DIGESTION 101: What your mom never taught you— probably because she didn’t know either
When you see food, your brain starts preparing you for digestion. Hopefully you will have hydrated before you started eating (because you should never drink during the meal as it will dilute the power of your digestive enzymes)!
As you chew, saliva squirts out of your salivary glands in your jaws into the mouth and mixes with food. That is step one toward the goal of turning solid food into liquid fuel (energy).
When you finally swallow your liquified bite, it slides down your wet throat and falls into your stomach, which is like a skin bag.
As soon as you started to chew, your accessory organs (liver, gallbladder and pancreas) squirted their bile and enzymes into your stomach, mixing with the water already there from hydrating before the meal.

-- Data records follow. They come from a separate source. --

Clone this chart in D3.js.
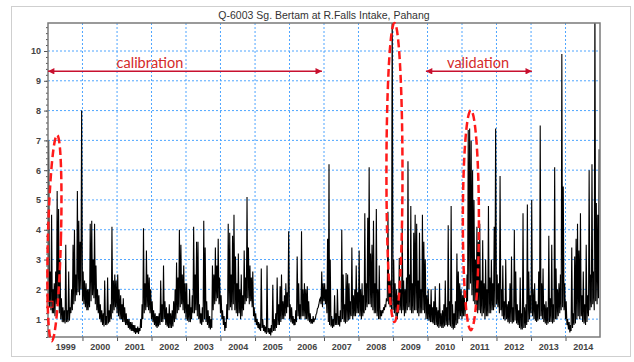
<!DOCTYPE html>
<html>
<head>
<meta charset="utf-8">
<script src="https://cdn.jsdelivr.net/npm/d3@7"></script>
<style>
  body { margin: 0; background: #fff; }
  svg { display: block; font-family: "Liberation Sans", Arial, sans-serif; }
</style>
</head>
<body>
<div id="chart"></div>
<script>
// discharge, 4 readings a month (1st, 8th, 16th, 23rd)
const years = [1999, 2000, 2001, 2002, 2003, 2004, 2005, 2006, 2007, 2008, 2009, 2010, 2011, 2012, 2013, 2014];
const readDays = [1, 8, 16, 23];

const q1999 = [1.5,7.0,1.4,2.6, 1.3,4.5,1.2,2.0, 1.2,2.2,1.1,2.6, 1.5,5.3,1.6,4.7, 1.2,3.0,1.0,1.7, 0.9,1.4,0.9,1.3,
               0.85,3.5,0.9,1.3, 0.9,2.6,0.95,1.4, 1.2,2.0,1.3,3.5, 1.5,4.0,1.6,2.5, 1.8,5.3,1.9,4.3, 1.8,3.6,2.0,8.0];
const q2000 = [1.6,2.6,1.5,2.3, 1.4,2.2,1.3,2.0, 1.3,2.0,1.4,4.2, 1.6,4.3,1.8,3.0, 1.7,4.2,1.5,2.8, 1.3,2.0,1.2,1.8,
               1.0,1.5,0.9,1.3, 0.8,1.2,0.75,2.3, 0.8,1.1,0.8,2.4, 0.85,1.3,0.9,1.5, 1.0,4.1,1.2,2.3, 1.3,2.5,1.4,2.3];
const q2001 = [1.2,2.5,1.1,2.0, 1.0,1.8,1.0,1.5, 0.9,1.7,0.9,1.4, 0.8,1.2,0.8,1.0, 0.7,1.0,0.65,0.9, 0.6,0.9,0.6,0.8,
               0.55,0.8,0.5,0.7, 0.55,0.75,0.5,0.7, 0.6,1.0,0.7,1.5, 1.0,4.05,1.2,2.2, 1.3,3.3,1.4,2.5, 1.3,2.4,1.2,2.0];
const q2002 = [1.0,1.6,0.9,1.3, 0.8,1.2,0.75,1.1, 0.7,1.1,0.75,1.2, 0.8,2.3,0.9,1.5, 0.9,2.8,1.0,1.6, 0.8,1.4,0.75,1.2,
               0.7,1.5,0.7,1.2, 0.7,1.3,0.75,1.6, 0.9,2.0,1.0,2.9, 1.2,2.4,1.3,4.0, 1.4,3.5,1.5,2.5, 1.3,2.8,1.2,2.2];
const q2003 = [1.0,2.2,0.95,1.5, 0.9,2.0,0.9,1.4, 1.0,1.8,1.2,4.1, 1.2,2.5,1.3,3.6, 1.1,3.6,1.0,1.5, 0.85,1.2,0.8,1.4,
               0.9,4.3,1.0,3.4, 0.9,1.6,0.8,1.3, 0.7,1.1,0.65,1.0, 0.7,2.8,1.3,2.5, 1.5,3.4,1.6,2.8, 1.7,3.7,1.5,2.4];
const q2004 = [1.2,1.8,1.0,1.3, 0.8,1.1,0.6,0.9, 0.7,1.5,1.0,4.2, 1.3,3.9,1.4,2.5, 1.3,3.8,1.5,4.5, 1.3,3.1,1.2,2.2,
               1.1,3.2,1.2,2.0, 1.0,2.5,1.1,1.8, 1.3,3.3,1.5,2.4, 1.6,5.1,1.7,3.4, 1.5,2.8,1.6,2.4, 1.4,2.6,1.1,1.4];
const q2005 = [0.9,1.2,0.8,1.0, 0.7,0.9,0.65,0.85, 0.6,2.7,0.7,1.0, 0.6,0.8,0.55,0.75, 0.5,2.8,0.55,0.7, 0.5,0.7,0.45,0.8,
               0.55,2.15,0.6,1.0, 0.6,1.2,0.7,2.4, 0.8,1.5,0.8,2.1, 0.9,2.5,1.0,1.6, 1.0,1.8,1.1,2.2, 1.2,1.9,1.4,3.95];
const q2006 = [1.0,1.5,0.9,1.4, 0.85,1.1,0.8,1.0, 0.8,1.3,0.9,3.1, 1.1,2.2,1.0,1.5, 1.0,3.95,1.1,2.0, 1.1,2.2,1.0,2.0,
               1.0,2.1,0.95,1.6, 0.9,1.2,0.85,1.0, 0.85,1.1,0.9,1.0, 1.0,1.15,1.2,1.35, 1.4,1.5,1.65,1.7, 1.5,2.6,1.4,2.2];
const q2007 = [1.6,2.2,1.5,2.0, 1.2,3.7,0.9,6.2, 0.8,3.0,0.75,1.1, 0.7,1.0,0.75,1.8, 0.8,1.2,0.8,2.0, 0.8,1.1,0.75,1.3,
               0.9,4.0,1.0,2.5, 0.9,1.5,0.85,2.55, 0.9,2.5,0.95,2.2, 1.0,1.6,1.1,3.4, 1.0,1.8,1.1,2.0, 1.1,2.8,1.2,1.9];
const q2008 = [1.2,3.3,1.1,2.0, 1.0,2.2,1.1,1.8, 1.2,4.55,1.3,2.2, 1.4,4.4,1.5,6.1, 1.5,3.2,1.4,3.5, 1.3,4.3,1.2,2.2,
               1.2,4.7,1.1,2.0, 1.0,2.8,1.0,1.3, 1.1,1.3,1.2,1.4, 1.3,1.5,1.4,1.7, 1.6,4.6,1.5,2.4, 1.4,2.3,1.3,12];
const q2009 = [1.3,3.0,1.2,2.2, 1.1,2.0,1.0,1.8, 1.2,3.05,1.3,2.0, 1.2,4.1,1.3,2.3, 1.1,2.0,1.2,2.4, 1.3,6.3,1.4,2.5,
               1.3,4.8,1.2,2.2, 1.2,3.9,1.3,4.5, 1.3,4.2,1.2,2.3, 1.1,3.9,1.2,2.0, 1.2,4.5,1.3,3.6, 1.2,3.0,1.0,1.8];
const q2010 = [1.0,2.0,0.95,1.5, 0.9,2.0,0.9,1.4, 0.85,1.6,0.8,2.1, 0.8,1.4,0.75,1.3, 0.7,2.2,0.75,1.2, 0.7,1.3,0.7,1.5,
               0.75,2.3,0.8,1.4, 0.75,4.15,0.8,1.6, 0.75,4.8,0.7,1.5, 0.65,1.2,0.7,1.6, 0.8,3.2,0.85,2.6, 1.0,2.2,1.1,2.0];
const q2011 = [1.0,1.8,1.1,2.0, 1.1,1.5,1.3,2.5, 1.6,7.35,2.0,7.4, 2.2,7.0,1.8,6.0, 1.6,5.0,1.5,3.0, 1.3,4.1,1.2,3.6,
               1.3,4.2,1.2,2.3, 1.1,3.65,1.2,2.2, 1.0,3.0,1.1,2.0, 1.1,4.8,1.2,2.4, 1.2,3.0,1.3,2.2, 1.3,4.1,1.4,7.4];
const q2012 = [1.5,2.5,1.4,2.2, 1.2,5.8,1.3,2.0, 1.1,2.8,1.0,1.6, 0.95,3.0,1.0,1.5, 0.9,1.6,0.85,2.2, 0.9,3.1,0.85,1.4,
               0.9,4.0,0.95,2.6, 0.85,1.5,0.8,1.3, 0.7,2.4,0.65,1.2, 0.65,4.55,0.7,1.4, 0.7,1.5,0.8,4.85, 0.9,2.6,1.0,1.8];
const q2013 = [1.2,5.0,1.1,2.0, 1.0,2.2,0.95,1.6, 0.9,1.5,0.95,2.6, 1.0,7.5,1.1,2.2, 1.0,2.7,0.9,1.5, 0.85,1.6,0.8,1.4,
               0.85,3.8,0.9,1.7, 0.9,3.5,0.85,1.5, 0.9,6.1,1.0,2.7, 1.0,2.0,1.1,2.2, 1.2,2.5,1.3,9.9, 1.4,5.45,1.3,2.2];
const q2014 = [1.0,1.6,0.8,1.0, 0.65,0.9,0.55,0.8, 0.6,3.4,0.7,1.2, 0.8,3.1,0.85,3.7, 1.0,4.2,1.1,3.3, 1.0,4.55,1.1,1.8,
               0.9,2.6,0.85,1.5, 0.8,3.5,0.9,1.8, 1.1,6.0,1.3,2.5, 1.4,6.2,1.5,2.6, 1.3,12,1.6,4.9, 1.5,4.5,1.7,6.7];
const series = [q1999, q2000, q2001, q2002, q2003, q2004, q2005, q2006,
                q2007, q2008, q2009, q2010, q2011, q2012, q2013, q2014];

const yTicks = [1, 2, 3, 4, 5, 6, 7, 8, 9, 10];
const yearLabels = ["1999", "2000", "2001", "2002", "2003", "2004", "2005", "2006",
                    "2007", "2008", "2009", "2010", "2011", "2012", "2013", "2014"];
const title = "Q-6003 Sg. Bertam at R.Falls Intake, Pahang";

// periods marked with arrows, and peaks circled with dashed ellipses
const periodNames = ["calibration", "validation"];
const periodStart = ["1999-01-01", "2009-12-15"];
const periodEnd = ["2006-12-10", "2013-01-10"];
const periodLabelAt = ["2001-12-15", "2011-06-20"];
const ellipseCentre = ["1999-03-10", "2009-01-16", "2011-04-05"];
const ellipseValue = [3.72, 5.92, 4.32];
const ellipseDays = [69, 85, 85];
const ellipseHalfQ = [3.46, 5.02, 3.69];

const W = 634, H = 362;
const mLeft = 48, mRight = 600, mTop = 23, mBottom = 337;

const svg = d3.select("#chart").append("svg")
  .attr("width", W)
  .attr("height", H);

// outer frame
svg.append("rect")
  .attr("x", 11.5).attr("y", 6.5)
  .attr("width", 619).attr("height", 350)
  .attr("fill", "none")
  .attr("stroke", "#cfcfcf");

const x = d3.scaleTime()
  .domain([new Date(1999, 0, 1), new Date(2015, 0, 1)])
  .range([mLeft, mRight]);
const y = d3.scaleLinear()
  .domain([0.4, 10.94])
  .range([mBottom, mTop]);

const points = [];
years.forEach((yr, i) => {
  series[i].forEach((v, j) => {
    points.push({ date: new Date(yr, Math.floor(j / 4), readDays[j % 4]), q: v });
  });
});

//--------------------------------------------------grid---------------------------------------
const yearStarts = years.map(yr => new Date(yr, 0, 1));

svg.append("g")
  .selectAll("line")
  .data(yearStarts.slice(1))
  .enter()
  .append("line")
  .attr("x1", d => x(d)).attr("x2", d => x(d))
  .attr("y1", mTop).attr("y2", mBottom)
  .attr("stroke", "#4ea5ff")
  .attr("stroke-dasharray", "2,2");

svg.append("g")
  .selectAll("line")
  .data(yTicks)
  .enter()
  .append("line")
  .attr("x1", mLeft).attr("x2", mRight)
  .attr("y1", d => y(d)).attr("y2", d => y(d))
  .attr("stroke", "#4ea5ff")
  .attr("stroke-dasharray", "2,2");

//--------------------------------------------------series---------------------------------------
svg.append("clipPath").attr("id", "plot")
  .append("rect")
  .attr("x", mLeft).attr("y", mTop)
  .attr("width", mRight - mLeft).attr("height", mBottom - mTop);

const line = d3.line()
  .x(d => x(d.date))
  .y(d => y(d.q));

svg.append("path")
  .datum(points)
  .attr("clip-path", "url(#plot)")
  .attr("fill", "none")
  .attr("stroke", "#000")
  .attr("stroke-width", 1.1)
  .attr("d", line);

//--------------------------------------------------axes---------------------------------------
const minor = d3.range(0.4, 10.9, 0.2);

const yMinor = svg.append("g")
  .attr("transform", "translate(" + mLeft + ",0)")
  .call(d3.axisLeft(y).tickValues(minor).tickSize(2).tickFormat(""));
const yAxis = svg.append("g")
  .attr("transform", "translate(" + mLeft + ",0)")
  .call(d3.axisLeft(y).tickValues(yTicks).tickSize(4).tickPadding(3));

const xTicks = svg.append("g")
  .attr("transform", "translate(0," + mBottom + ")")
  .call(d3.axisBottom(x).tickValues(yearStarts.slice(1)).tickSize(4).tickFormat(""));
const xLabels = svg.append("g")
  .attr("transform", "translate(0," + mBottom + ")")
  .call(d3.axisBottom(x)
    .tickValues(years.map(yr => new Date(yr, 6, 2)))
    .tickSize(0).tickPadding(7)
    .tickFormat((d, i) => yearLabels[i]));

[yMinor, yAxis, xTicks, xLabels].forEach(g => {
  g.select(".domain").remove();
  g.selectAll("line").attr("stroke", "#555");
  g.selectAll("text")
    .attr("fill", "#444")
    .style("font-size", "9px")
    .style("font-weight", "bold")
    .style("font-family", "'Liberation Sans', Arial, sans-serif");
});

// plot border
svg.append("rect")
  .attr("x", mLeft).attr("y", mTop)
  .attr("width", mRight - mLeft).attr("height", mBottom - mTop)
  .attr("fill", "none")
  .attr("stroke", "#7a7a7a")
  .attr("stroke-width", 1.5);

svg.append("text")
  .attr("x", (mLeft + mRight) / 2)
  .attr("y", 19)
  .attr("text-anchor", "middle")
  .attr("fill", "#333")
  .style("font-size", "10.5px")
  .text(title);

//--------------------------------------------------annotations---------------------------------------
const defs = svg.append("defs");
defs.append("marker")
  .attr("id", "head")
  .attr("viewBox", "0 0 10 10")
  .attr("refX", 10).attr("refY", 5)
  .attr("markerWidth", 5).attr("markerHeight", 4)
  .attr("orient", "auto-start-reverse")
  .append("path")
  .attr("d", "M0,0L10,5L0,10Z")
  .attr("fill", "#c8102e");

const arrowQ = 9.32;
periodNames.forEach((name, i) => {
  const x0 = x(new Date(periodStart[i])), x1 = x(new Date(periodEnd[i]));
  svg.append("line")
    .attr("x1", x0).attr("x2", x1)
    .attr("y1", y(arrowQ)).attr("y2", y(arrowQ))
    .attr("stroke", "#c8102e")
    .attr("stroke-width", 1.6)
    .attr("marker-start", "url(#head)")
    .attr("marker-end", "url(#head)");
  svg.append("text")
    .attr("x", x(new Date(periodLabelAt[i])))
    .attr("y", y(arrowQ) - 3)
    .attr("text-anchor", "middle")
    .attr("fill", "#d42a2a")
    .style("font-family", "Lato, 'Open Sans', sans-serif")
    .style("font-size", "14.5px")
    .text(name);
});

ellipseCentre.forEach((c, i) => {
  const cd = new Date(c);
  const cx = x(cd), cy = y(ellipseValue[i]);
  const rx = x(d3.timeDay.offset(cd, ellipseDays[i])) - cx;
  const ry = y(ellipseValue[i] - ellipseHalfQ[i]) - cy;
  svg.append("ellipse")
    .attr("cx", cx).attr("cy", cy)
    .attr("rx", rx).attr("ry", ry)
    .attr("transform", i == 0 ? "rotate(1.5," + cx + "," + cy + ")" : null)
    .attr("fill", "none")
    .attr("stroke", "#ff1a1a")
    .attr("stroke-width", 2.5)
    .attr("stroke-dasharray", "8,4");
});

// small red marker on the left ellipse
svg.append("rect")
  .attr("x", mLeft - 1).attr("y", y(1.5) - 3)
  .attr("width", 6).attr("height", 6)
  .attr("fill", "none")
  .attr("stroke", "#ff1a1a")
  .attr("stroke-width", 1);
</script>
</body>
</html>
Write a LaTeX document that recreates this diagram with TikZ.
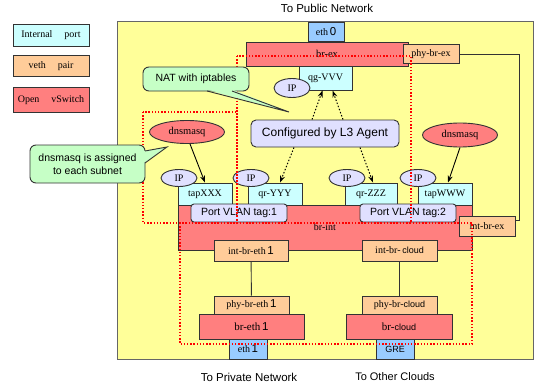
\documentclass[tikz,border=0pt]{standalone}
\usepackage{fontspec}
\setmainfont{Liberation Serif}
\setsansfont{Liberation Sans}
\usetikzlibrary{arrows.meta,shapes.geometric}
\definecolor{yel}{HTML}{FFFF99}
\definecolor{ovs}{HTML}{FF7F7F}
\definecolor{veth}{HTML}{FFCC99}
\definecolor{iport}{HTML}{CCFFFF}
\definecolor{ethc}{HTML}{99CCFF}
\definecolor{callg}{HTML}{C6FFC6}
\definecolor{lav}{HTML}{E0E0FF}
\newcommand\dgt[1]{{\fontsize{11.5}{11}\selectfont\sffamily #1}}
\newcommand\sfw[1]{{\fontsize{9}{9}\selectfont\sffamily #1}}
\begin{document}
\begin{tikzpicture}[x=1pt,y=-1pt,
  sz/.style 2 args={minimum width=#1pt, minimum height=#2pt},
  bx/.style={draw=black!80, line width=0.9pt, inner sep=0pt, font=\fontsize{10}{11}\selectfont},
  ovsbox/.style={bx, fill=ovs},
  vethbox/.style={bx, fill=veth},
  ipbox/.style={bx, fill=iport},
  ethbox/.style={bx, fill=ethc},
  ipell/.style={ellipse, draw=black!80, line width=0.9pt, fill=lav, inner sep=0pt, font=\fontsize{10}{11}\selectfont},
  dnsell/.style={ellipse, draw=black!80, line width=0.9pt, fill=ovs, inner sep=0pt, font=\fontsize{10.5}{11}\selectfont},
  tagbox/.style={draw=black!80, line width=0.9pt, fill=lav, rounded corners=3pt, inner sep=0pt, font=\sffamily\fontsize{10.5}{11}\selectfont},
  callbox/.style={draw=black!80, line width=0.9pt, fill=callg, rounded corners=6pt, inner sep=0pt, font=\sffamily\fontsize{10.5}{12.5}\selectfont, align=center},
  cline/.style={draw=black!80, line width=0.9pt},
  conn/.style={draw=black!80, line width=0.9pt},
  reddot/.style={draw=red, line width=1.2pt, dash pattern=on 1.4pt off 1.8pt},
  solidarr/.style={draw=black, line width=0.9pt, -{Stealth[length=7pt,width=5pt]}},
  dotarr/.style={draw=black, line width=1pt, dash pattern=on 1.5pt off 1.8pt, -{Stealth[length=7pt,width=5pt]}},
  outlbl/.style={font=\sffamily\fontsize{11.5}{12}\selectfont, inner sep=0pt}
]
\useasboundingbox (0,0) rectangle (534,385);

% legend
\node[ipbox, sz={76}{22}] (lg1) at (51,35) {Internal\hspace{1.2em}port};
\node[vethbox, sz={76}{21}] (lg2) at (51,66) {veth\hspace{1.2em}pair};
\node[ovsbox, sz={76}{25}] (lg3) at (51,100) {Open\hspace{1.2em}vSwitch};

% host area
\filldraw[fill=yel, draw=black!60, line width=0.8pt] (117,21) rectangle (533,359);

% outside labels
\node[outlbl] (pub) at (327,8) {To Public Network};
\node[outlbl] (priv) at (249,377) {To Private Network};
\node[outlbl, font=\sffamily\fontsize{11}{12}\selectfont] (oth) at (395,377) {To Other Clouds};

% br-ex part
\node[ethbox, sz={36}{19}] (eth0) at (326,31.5) {eth\,\dgt{0}};
\node[ovsbox, sz={162}{24}] (brex) at (327,54) {\fontsize{10.5}{11}\selectfont br-ex};
\node[vethbox, sz={56}{19}] (phybrex) at (431,54) {phy-br-ex};
\node[ipbox, sz={53}{24}] (qgvvv) at (325.5,78) {qg-VVV};
\node[ipell, sz={36}{19}] (ipq) at (292,88) {IP};

% br-int part
\node[ipbox, sz={54}{22}] (tapx) at (205,194) {tapXXX};
\node[ipbox, sz={54}{22}] (qry) at (275,194) {qr-YYY};
\node[ipbox, sz={52}{22}] (qrz) at (371,194) {qr-ZZZ};
\node[ipbox, sz={54}{22}] (tapw) at (445,194) {tapWWW};
\node[ovsbox, sz={294}{45}, label={[font=\fontsize{10}{11}\selectfont]center:{\raisebox{-4pt}{br-int}}}] (brint) at (325,227.5) {};
\node[ipell, sz={36}{17}] (ip1) at (179,178) {IP};
\node[ipell, sz={36}{17}] (ip2) at (251,178) {IP};
\node[ipell, sz={36}{17}] (ip3) at (347,178) {IP};
\node[ipell, sz={36}{17}] (ip4) at (418,178) {IP};
\node[tagbox, sz={96}{18}] (tag1) at (239,213) {Port VLAN tag:1};
\node[tagbox, sz={96}{18}] (tag2) at (408,213) {Port VLAN tag:2};
\node[vethbox, sz={56}{20}] (intbrex) at (487,226) {int-br-ex};
\node[vethbox, sz={74}{21}] (intbreth) at (251,250.5) {int-br-eth\,\dgt{1}};
\node[vethbox, sz={75}{21}] (intbrcl) at (399.5,250.5) {int-br-\,\sfw{cloud}};

% lower bridges
\node[vethbox, sz={75}{18}] (phybreth) at (251.5,305) {phy-br-eth\,\dgt{1}};
\node[ovsbox, sz={105}{25}] (breth) at (251.5,326.5) {\fontsize{11}{11}\selectfont br-eth\,\dgt{1}};
\node[ethbox, sz={38}{20}] (eth1) at (248,349) {eth\,\dgt{1}};
\node[vethbox, sz={75}{18}] (phybrcl) at (399.5,305) {phy-br-\sfw{cloud}};
\node[ovsbox, sz={106}{25}] (brcl) at (399,326.5) {\fontsize{11}{11}\selectfont br-\sfw{cloud}};
\node[ethbox, sz={38}{20}] (gre) at (395,349) {\sfw{GRE}};

% connectors
\coordinate (lp) at (519,220);
\draw[conn] (phybrex.east) -| (lp) -- (lp -| intbrex.east);
\draw[conn] (intbreth) -- (phybreth);
\draw[conn] (intbrcl) -- (phybrcl);

% red dotted regions
\draw[reddot] (143,112) rectangle (237,223);
\draw[reddot] (237,56) rectangle (411,223);
\draw[reddot] (180,223) rectangle (472,344);

% NAT callout
\fill[callg] (207,90) -- (289,112) -- (232,90) -- cycle;
\node[callbox, sz={106}{24}] (nat) at (196,79) {NAT with iptables};
\fill[callg] (207,89.4) -- (289,112) -- (232,89.4) -- cycle;
\draw[cline] (207,91) -- (289,112) -- (232,91);

% dnsmasq callout
\fill[callg] (144,151) -- (167,147) -- (144,163) -- cycle;
\node[callbox, sz={115}{38}] (dnsc) at (87.5,164) {dnsmasq is assigned\\to each subnet};
\fill[callg] (143.6,151) -- (167,147) -- (143.6,163) -- cycle;
\draw[cline] (145,151) -- (167,147) -- (145,163);

% L3 agent
\node[tagbox, font=\sffamily\fontsize{12}{13}\selectfont, rounded corners=5pt, sz={148}{27}] (l3) at (325,133.5) {Configured by L3 Agent};

% dnsmasq
\node[dnsell, sz={75}{23}] (dnsl) at (187,132) {dnsmasq};
\node[dnsell, sz={75}{24}] (dnsr) at (460,135) {dnsmasq};

% arrows
\draw[solidarr] (dnsl.south) ++(3,0) coordinate (a1) (a1) -- (tapx.north);
\draw[solidarr] (dnsr.south) -- ([xshift=3pt]tapw.north);
\draw[dotarr] ([xshift=-13pt]l3.north) -- ([xshift=-3pt]qgvvv.south);
\draw[dotarr] ([xshift=18pt]l3.north) -- ([xshift=7pt]qgvvv.south);
\draw[dotarr] ([xshift=-31pt]l3.south) -- ([xshift=5pt]qry.north);
\draw[dotarr] ([xshift=35pt]l3.south) -- ([xshift=2pt]qrz.north);
\end{tikzpicture}
\end{document}
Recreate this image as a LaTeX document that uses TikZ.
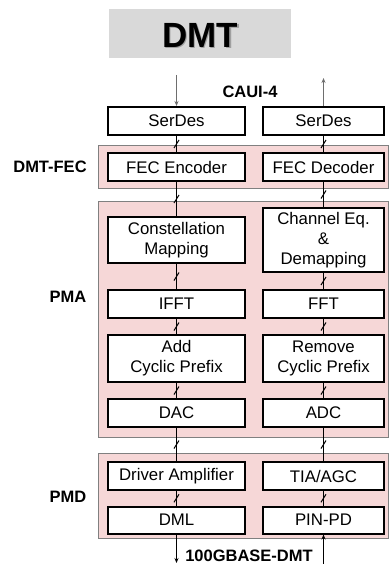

The food begins to dissolve in the stomach until it is completely liquified. It takes about two hours for your stomach to then drip the liquid fuel down into the small intestine - so never lay down - stay vertical or you may develop heartburn, reflux or or G.E.R.D.
It takes food about 6 hours to move through the small intestine. That is where all the elements of the liquid fuel (sugars, carbs, fats, proteins, minerals, vitamins) get used/ absorbed - creating energy.
What is left afterwards is the indigestible, non-soluble sludge, which enters the large intestine on your right side just below the belly button level.
This sludge (poop) moves against gravity up to the top of your right intestine, across from rib to rib to the left side and then down the left side where all the little bits compress and dehydrate, preparing to exit your rectum and finally out your anus, once you awaken and start hydrating.
When that happens, the newly swallowed water triggers the dam to open and floods the colon to flush you out, hopefully emptying easily and completely, leaving you feeling empty and energized for your day.